The answer is this: because when I do that -- try something just to see what happens -- I invariably throw out the result. The reason is always the same, too. Invariably, without digression, I run up against that "something I didn't think about" that causes my whole mental model up to that point to collapse.

Mix that behavior pattern into the feedback loop where it combines with over-engineering, and you will have undoubtedly spent twice too much time trying something that proved useless.

I've done this too many times to repeat it anymore, so now I tend to just think about the problem. That way, I reason, I will run into those showstoppers in my head, where the cost of failure runs no more than that of a still-maleable mental model modified.

But I adjusted my strategy lately. I'm trying to make a concerted effort to break problems down into more manageable chunks. I'm doing it both at work and at play. Some of the results have been encouraging: I find that I'm spending more time working on Vyde now that I have a more concise set of immediate goals. But I also find the results a little troubling: with less design and more attempts, I've found that I'm throwing out solutions and then repeating those mistakes in a different way later. Though rejected attempts seem to spur a new line of reasoning, I think it may be an illusion, as the new path tends to run up against the same problem more often than not. You'd think that taking a different approach would lead to at least a different kind of problem, but no, the problem I didn't take the time to think through the first time shows up again. I think this lends some credence to the idea that design really is worth doing, and over-engineering is something to reduce, not eliminate.

I've noticed a similar pattern at work. There come times when my complicated designs get the better of me. Today, for instance, I all-of-a-sudden felt overwhelmed by the complexity of my current project. Specifically, my ability to unit test has reached a plateau: building in layers seems to lead to testing procedures for higher-level constructs requiring a lot of low-level legwork. That is, if an instance is created as a product of low-level code, my unit tests for higher-level operations on than instance require building the instance from scratch.

Wait. I'm doing it again, aren't I?

Thursday, April 06, 2006

Perfection is the Enemy of Completion

It's true. So why must perfection be so damn attractive?

I've been thinking a lot about Vyde despite the lack of blog posts. The problem is that I'm wrapped up in creating an elegant system that I'm losing interest in building a game around it.

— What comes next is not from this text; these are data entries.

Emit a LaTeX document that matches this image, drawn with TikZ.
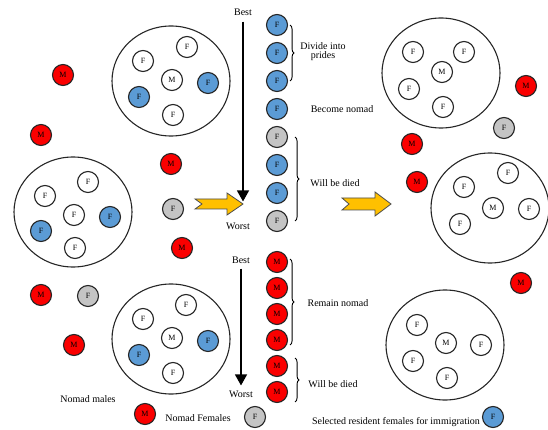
\documentclass[tikz,border=0pt]{standalone}
\usepackage{fontspec}
\setmainfont{Liberation Serif}
\usetikzlibrary{shapes,arrows.meta,decorations.pathreplacing,positioning}
\definecolor{lionblue}{RGB}{91,155,213}
\definecolor{lionred}{RGB}{250,0,0}
\definecolor{liongray}{RGB}{196,196,196}
\definecolor{arrowgold}{RGB}{255,192,0}

\begin{document}
\begin{tikzpicture}[x=1pt,y=-1pt]
\useasboundingbox (0,0) rectangle (548,430);
\tikzstyle{main}=[circle, minimum size = 21pt, inner sep = 0pt, draw = black!85, line width = 1.1pt, fill = white, font = \fontsize{8}{8}\selectfont]
\tikzstyle{pride}=[ellipse, draw = black!85, line width = 1.1pt, minimum width = 118pt, minimum height = 110pt]
\tikzstyle{txt}=[font = \fontsize{10}{11}\selectfont, inner sep = 1pt, align = center]
\tikzstyle{rank}=[-{Triangle[length=11pt,width=12pt]}, line width = 1.3pt]
\tikzstyle{grp}=[decorate, decoration = {brace, amplitude = 4pt}, line width = 0.9pt]
\tikzstyle{bigarrow}=[fill = arrowgold, draw = black!70, line width = 0.8pt]
% prides
\node[pride] (p1) at (171,81) {};
\node[pride] (p2) at (73,212) {};
\node[pride] (p3) at (441,73) {};
\node[pride] (p4) at (171,339) {};
\node[pride] (p5) at (490,208) {};
\node[pride] (p6) at (445,345) {};
\foreach \n/\x/\y/\c/\t in {1/187/47/white/F,2/143/61/white/F,3/172/80/white/M,4/208/83/lionblue/F,5/139/97/lionblue/F,6/173/115/white/F}
    \node[main, fill = \c] (a\n) at (\x,\y) {\t};
\foreach \n/\x/\y/\c/\t in {1/88/182/white/F,2/45/196/white/F,3/74/215/white/F,4/110/217/lionblue/F,5/41/231/lionblue/F,6/75/248/white/F}
    \node[main, fill = \c] (b\n) at (\x,\y) {\t};
\foreach \n/\x/\y/\t in {1/413/52/F,2/464/52/F,3/442/72/M,4/409/89/F,5/443/107/F}
    \node[main] (c\n) at (\x,\y) {\t};
\foreach \n/\x/\y/\c/\t in {1/186/305/white/F,2/143/319/white/F,3/172/338/white/M,4/208/341/lionblue/F,5/139/355/lionblue/F,6/173/373/white/F}
    \node[main, fill = \c] (d\n) at (\x,\y) {\t};
\foreach \n/\x/\y/\t in {1/508/173/F,2/464/187/F,3/493/208/M,4/529/209/F,5/460/224/F}
    \node[main] (e\n) at (\x,\y) {\t};
\foreach \n/\x/\y/\t in {1/417/325/F,2/446/343/M,3/481/345/F,4/413/361/F,5/447/378/F}
    \node[main] (g\n) at (\x,\y) {\t};
% nomads
\foreach \n/\x/\y in {1/63/75,2/41/135,3/171/164,4/182/248,5/41/295,6/74/345,7/526/86,8/412/144,9/417/182,10/521/283}
    \node[main, fill = lionred] (nm\n) at (\x,\y) {M};
\foreach \n/\x/\y in {1/173/209,2/88/296,3/504/128}
    \node[main, fill = liongray] (nf\n) at (\x,\y) {F};
% ranked females
\foreach \i/\c in {1/lionblue,2/lionblue,3/lionblue,4/lionblue,5/liongray,6/lionblue,7/lionblue,8/liongray}
    \node[main, fill = \c] (f\i) at (277,{25+28*(\i-1)}) {F};
\node[txt] (best1) at (243,12) {Best};
\node[txt] (worst1) at (238,226) {Worst};
\draw[rank, shorten <= 5pt, shorten >= 20pt] (best1.south) -- (best1.south |- worst1.north);
\draw[grp] ([xshift=2pt]f1.east) -- ([xshift=2pt]f3.east);
\node[txt] (divide) at (323,52) {Divide into\\[-2pt]prides};
\node[txt] (become) at (342,109) {Become nomad};
\draw[grp] ([xshift=7pt]f5.east) -- ([xshift=7pt]f8.east);
\node[txt] (died1) at (335,183) {Will be died};
% ranked males
\foreach \i in {1,...,6}
    \node[main, fill = lionred] (m\i) at (277,{262+26*(\i-1)}) {M};
\node[txt] (best2) at (241,260) {Best};
\node[txt] (worst2) at (241,394) {Worst};
\draw[rank, shorten <= 4pt, shorten >= 4pt] (best2.south) -- (worst2.north);
\draw[grp] ([xshift=2pt,yshift=3pt]m1.east) -- ([xshift=2pt,yshift=-5pt]m4.east);
\node[txt] (remain) at (338,303) {Remain nomad};
\draw[grp] ([xshift=7pt,yshift=8pt]m5.east) -- ([xshift=7pt,yshift=-10pt]m6.east);
\node[txt] (died2) at (333,384) {Will be died};
% arrows
\draw[bigarrow, shift={(195,204)}] (0,-5) -- (32,-5) -- (32,-11) -- (48,0) -- (32,11) -- (32,5) -- (0,5) -- (7,0) -- cycle;
\draw[bigarrow, shift={(342,204)}] (0,-6) -- (33,-6) -- (33,-12) -- (49,0) -- (33,12) -- (33,6) -- (0,6) -- (7,0) -- cycle;
% legend
\node[txt] (lmales) at (88,399) {Nomad males};
\node[main, fill = lionred] (lm) at (145,414) {M};
\node[txt] (lfemales) at (198,418) {Nomad Females};
\node[main, fill = liongray] (lf) at (255,417) {F};
\node[txt] (lsel) at (396,422) {Selected resident females for immigration};
\node[main, fill = lionblue] (ls) at (493,417) {F};
\end{tikzpicture}
\end{document}
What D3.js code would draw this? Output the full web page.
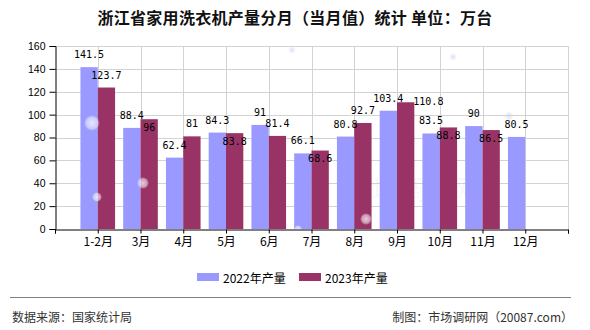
<!DOCTYPE html>
<html>
<head>
<meta charset="utf-8">
<script src="https://cdn.jsdelivr.net/npm/d3@7"></script>
<style>
  html, body { margin: 0; padding: 0; background: #fff; }
  svg { display: block; }
</style>
</head>
<body>
<svg id="chart" width="590" height="330"></svg>
<script>
// Monthly washing-machine output, Zhejiang province (10k units)
const categories = ["1-2月", "3月", "4月", "5月", "6月", "7月", "8月", "9月", "10月", "11月", "12月"];
const values2022 = [141.5, 88.4, 62.4, 84.3, 91, 66.1, 80.8, 103.4, 83.5, 90, 80.5];
const values2023 = [123.7, 96, 81, 83.8, 81.4, 68.6, 92.7, 110.8, 88.8, 86.5];
const seriesNames = ["2022年产量", "2023年产量"];
const yTicks = [0, 20, 40, 60, 80, 100, 120, 140, 160];

// where each value label sits relative to its bar
const labelPlace2022 = values2022.map(() => "top");
const labelPlace2023 = ["top", "below", "top", "below", "top", "below", "top", "right", "below", "below"];

const colors = ["#9999ff", "#993366"];
const cjk = "'Noto Sans CJK SC', 'Noto Sans', sans-serif";
const mono = "'DejaVu Sans Mono', 'Liberation Mono', monospace";

const svg = d3.select("#chart");
const plot = { left: 55, right: 568, top: 46, bottom: 229 };

svg.append("rect").attr("width", 590).attr("height", 330).attr("fill", "#fff");

// soft glow used by the decorative bubbles
const defs = svg.append("defs");
const glow = defs.append("radialGradient").attr("id", "glow");
glow.append("stop").attr("offset", "0%").attr("stop-color", "#fff").attr("stop-opacity", 0.75);
glow.append("stop").attr("offset", "70%").attr("stop-color", "#fff").attr("stop-opacity", 0.5);
glow.append("stop").attr("offset", "100%").attr("stop-color", "#fff").attr("stop-opacity", 0);
const dot = defs.append("radialGradient").attr("id", "dot");
dot.append("stop").attr("offset", "0%").attr("stop-color", "#c8c8f0").attr("stop-opacity", 0.6);
dot.append("stop").attr("offset", "100%").attr("stop-color", "#c8c8f0").attr("stop-opacity", 0);

// title
svg.append("text")
  .attr("x", 295).attr("y", 17)
  .attr("text-anchor", "middle").attr("dominant-baseline", "central")
  .style("font-family", cjk).style("font-size", "16px").style("font-weight", "bold")
  .style("letter-spacing", "0.3px")
  .attr("fill", "#111")
  .text("浙江省家用洗衣机产量分月（当月值）统计 单位：万台");

// scales: categories sit on integer positions 1..11 of a 0..12 axis
const x = d3.scaleLinear().domain([0, categories.length + 1]).range([plot.left, plot.right]);
const y = d3.scaleLinear().domain([0, 160]).range([plot.bottom, plot.top]);
const step = x(1) - x(0);
const barW = step * 0.405;

// watermark
svg.append("text")
  .attr("x", 412).attr("y", 188)
  .attr("text-anchor", "middle").attr("dominant-baseline", "central")
  .style("font-family", cjk).style("font-size", "27px")
  .attr("fill", "#000").attr("fill-opacity", 0.045)
  .text("市场调研网");

// gridlines
const grid = svg.append("g").attr("stroke", "#d3d3d3").attr("stroke-width", 1);
grid.selectAll("line.h").data(yTicks.filter(d => d > 0)).join("line")
  .attr("x1", plot.left).attr("x2", plot.right)
  .attr("y1", d => Math.round(y(d)) + 0.5).attr("y2", d => Math.round(y(d)) + 0.5);
grid.selectAll("line.v").data(d3.range(1, categories.length + 2)).join("line")
  .attr("y1", plot.top).attr("y2", plot.bottom)
  .attr("x1", d => Math.round(x(d)) + 0.5).attr("x2", d => Math.round(x(d)) + 0.5);

// faint background dots
svg.append("g").selectAll("circle")
  .data([[292, 50, 4], [453, 57, 4], [509, 116, 5]])
  .join("circle")
  .attr("cx", d => d[0]).attr("cy", d => d[1]).attr("r", d => d[2])
  .attr("fill", "url(#dot)");

// bars
const series = [values2022, values2023];
series.forEach((vals, s) => {
  svg.append("g").selectAll("rect").data(vals).join("rect")
    .attr("x", (d, i) => x(i + 1) - barW + s * barW)
    .attr("y", d => y(d))
    .attr("width", barW)
    .attr("height", d => y(0) - y(d))
    .attr("fill", colors[s]);
});

// decorative bubbles over the bars
svg.append("g").selectAll("circle")
  .data([[92, 123, 8], [143, 183, 6], [97, 197, 5], [366, 219, 6], [298, 229, 4]])
  .join("circle")
  .attr("cx", d => d[0]).attr("cy", d => d[1]).attr("r", d => d[2])
  .attr("fill", "url(#glow)");

// value labels
const places = [labelPlace2022, labelPlace2023];
series.forEach((vals, s) => {
  svg.append("g").selectAll("text").data(vals).join("text")
    .attr("x", (d, i) => {
      const cx = x(i + 1) - barW / 2 + s * barW;
      return places[s][i] === "right" ? cx + barW / 2 - 1 : cx;
    })
    .attr("y", (d, i) => {
      const p = places[s][i];
      if (p === "below") return y(d) + 8;
      if (p === "right") return y(d) - 0.5;
      return y(d) - 12.5;
    })
    .attr("text-anchor", (d, i) => places[s][i] === "right" ? "start" : "middle")
    .attr("dominant-baseline", "central")
    .style("font-family", mono).style("font-size", "10px")
    .attr("fill", "#000")
    .text(d => d);
});

// axes
const yAxis = d3.axisLeft(y).tickValues(yTicks).tickSize(6).tickPadding(4);
const gy = svg.append("g").attr("transform", `translate(${plot.left + 0.5},0)`).call(yAxis);
gy.selectAll("text").style("font-family", "'Liberation Sans', Arial, sans-serif").style("font-size", "10.5px").attr("fill", "#000");

const xAxis = d3.axisBottom(x)
  .tickValues(d3.range(0, categories.length + 2))
  .tickFormat(d => categories[d - 1] || "")
  .tickSize(4).tickPadding(4);
const gx = svg.append("g").attr("transform", `translate(0,${plot.bottom + 0.5})`).call(xAxis);
gx.selectAll("text").style("font-family", cjk).style("font-size", "12px").attr("fill", "#000");
[gx, gy].forEach(g => {
  g.select(".domain").attr("stroke", "#000");
  g.selectAll(".tick line").attr("stroke", "#000");
});

// legend
const legend = svg.append("g");
const legendX = [197, 299];
seriesNames.forEach((name, s) => {
  legend.append("rect").attr("x", legendX[s]).attr("y", 273).attr("width", 22).attr("height", 8).attr("fill", colors[s]);
  legend.append("text")
    .attr("x", legendX[s] + 26).attr("y", 277)
    .attr("dominant-baseline", "central")
    .style("font-family", cjk).style("font-size", "12px").attr("fill", "#000")
    .text(name);
});

// footer
svg.append("line").attr("x1", 10).attr("x2", 571).attr("y1", 297.5).attr("y2", 297.5)
  .attr("stroke", "#808080").attr("stroke-width", 1);
svg.append("text")
  .attr("x", 12).attr("y", 316).attr("dominant-baseline", "central")
  .style("font-family", cjk).style("font-size", "12px").attr("fill", "#333")
  .text("数据来源：国家统计局");
svg.append("text")
  .attr("x", 573).attr("y", 316).attr("text-anchor", "end").attr("dominant-baseline", "central")
  .style("font-family", cjk).style("font-size", "12px").attr("fill", "#333")
  .text("制图：市场调研网（20087.com）");
</script>
</body>
</html>
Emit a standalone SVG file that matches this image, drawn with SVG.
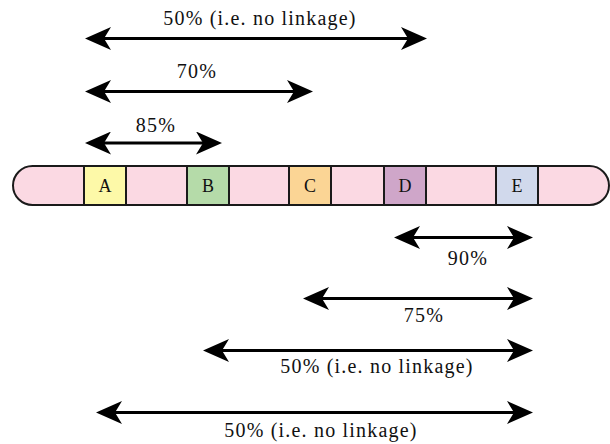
<svg xmlns="http://www.w3.org/2000/svg" width="610" height="444" viewBox="0 0 610 444">
<style>
.lbl{font-family:"Liberation Serif","Times New Roman",serif;font-size:20px;fill:#111;text-anchor:middle;letter-spacing:1.2px}
.gene{font-family:"Liberation Serif","Times New Roman",serif;font-size:18px;fill:#111;text-anchor:middle}
.box{stroke:#1a1a1a;stroke-width:2}
.arr{stroke:#000;stroke-width:3;fill:none;marker-start:url(#head);marker-end:url(#head)}
</style>
<defs>
<marker id="head" viewBox="0 0 26 23" refX="20" refY="11.5" markerWidth="26" markerHeight="23" markerUnits="userSpaceOnUse" orient="auto-start-reverse">
<path d="M26,11.5 L0,0 L7,11.5 L0,23 Z" fill="#000"/>
</marker>
</defs>
<rect width="610" height="444" fill="#fff"/>
<g id="chromosome">
<path d="M32.5,166 H589.5 A19.5,19.5 0 0 1 589.5,205 H32.5 A19.5,19.5 0 0 1 32.5,166 Z" fill="#fbd9e3" stroke="#1a1a1a" stroke-width="2"/>
</g>
<g id="geneA"><rect class="box" x="84" y="166" width="42" height="39" fill="#fdf9a8"/><text class="gene" x="105" y="192">A</text></g>
<g id="geneB"><rect class="box" x="187" y="166" width="42" height="39" fill="#b5dba9"/><text class="gene" x="208" y="192">B</text></g>
<g id="geneC"><rect class="box" x="289" y="166" width="42" height="39" fill="#fbd595"/><text class="gene" x="310" y="192">C</text></g>
<g id="geneD"><rect class="box" x="384" y="166" width="42" height="39" fill="#cfa6c9"/><text class="gene" x="405" y="192">D</text></g>
<g id="geneE"><rect class="box" x="496" y="166" width="42" height="39" fill="#d1d9ec"/><text class="gene" x="517" y="192">E</text></g>
<g id="connectors">
<line class="arr" x1="91" y1="38.5" x2="421" y2="38.5"/>
<line class="arr" x1="91" y1="91.5" x2="307" y2="91.5"/>
<line class="arr" x1="91" y1="143" x2="216" y2="143"/>
<line class="arr" x1="400" y1="237.5" x2="527" y2="237.5"/>
<line class="arr" x1="309" y1="298.5" x2="527" y2="298.5"/>
<line class="arr" x1="209" y1="350.5" x2="527" y2="350.5"/>
<line class="arr" x1="102" y1="412.5" x2="527" y2="412.5"/>
</g>
<g id="labels">
<text class="lbl" x="260" y="25">50% (i.e. no linkage)</text>
<text class="lbl" x="197" y="78">70%</text>
<text class="lbl" x="156" y="132">85%</text>
<text class="lbl" x="468" y="265">90%</text>
<text class="lbl" x="424" y="322">75%</text>
<text class="lbl" x="377" y="373">50% (i.e. no linkage)</text>
<text class="lbl" x="321" y="437">50% (i.e. no linkage)</text>
</g>
</svg>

This is a trend that's showing up a lot lately. I'm finding I have to keep myself in check lest I get lost in problems that I arguably create myself.

Most recently, in Vyde's design, I've been wrestling with something that most other game developers would probably find trivial: a tiling system. How do I want to represent the tiles that makeup Vyde's playfield? How do I want to generate random patterns? How do I want to persist generated maps to disk?

OK, so those are the simple problems. Then I stem off additional problems from those: should tiles be composable? Should I be able to zoom into a tile and have it generate its own innards in a pseudo-fractal fashion? Could such a system be used to allow the camera to zoom into the insects crawling along the cave walls, allowing the player to see how the insects dig?

How should I build the system that generates and connects parametric, randomized geographic features? Considering I want to be able to hand-craft special rooms and have the game consume them, and that I want to be able to apply "random" features as the game chooses, does that demand a common superclass? Assuming it does, do I need to come up with a "painting" paradigm that is analagous to the way you paint onto a Bitmap object using the Graphics class? Should I develop an "applicator" class that applies features from a factory into a region I specify?

How are regions connected? Do hand-crafted rooms need to have connector regions specified so that the random tunnel generator knows where to "connect" to the room? And how to I plug in different tunnel generation strategies into the generator? Is this a job for a factory pattern or a strategy pattern? Or both?

And if a room is placed on a seam between two sectors, is it the applicator class's job to figure out what to draw in one sector and what to draw in another?

And what happens if the room has some kind of special behavior attached to it? How do you reconcile the room being split into two pieces on the map if it spans multiple sectors? If the tiles are composable and every tile has its location specified as an offset from its parent tile's upper-left corner, then is a room really a subtile located at some offset from its parent? Does this demand variable-size sectors?

And if so, what are the implications of drawing graphics if their coordinate system is variable? If the world runs in all directions infinitely, how do you specify a coordinate system using finite numbers, and how can you nest coordintae systems to facilitate the zooming mentioned above? The "world tile" might have to be parented on-the-fly when the player crosses the edge of the last available tile...

Oh wait... how do you make a tiling system?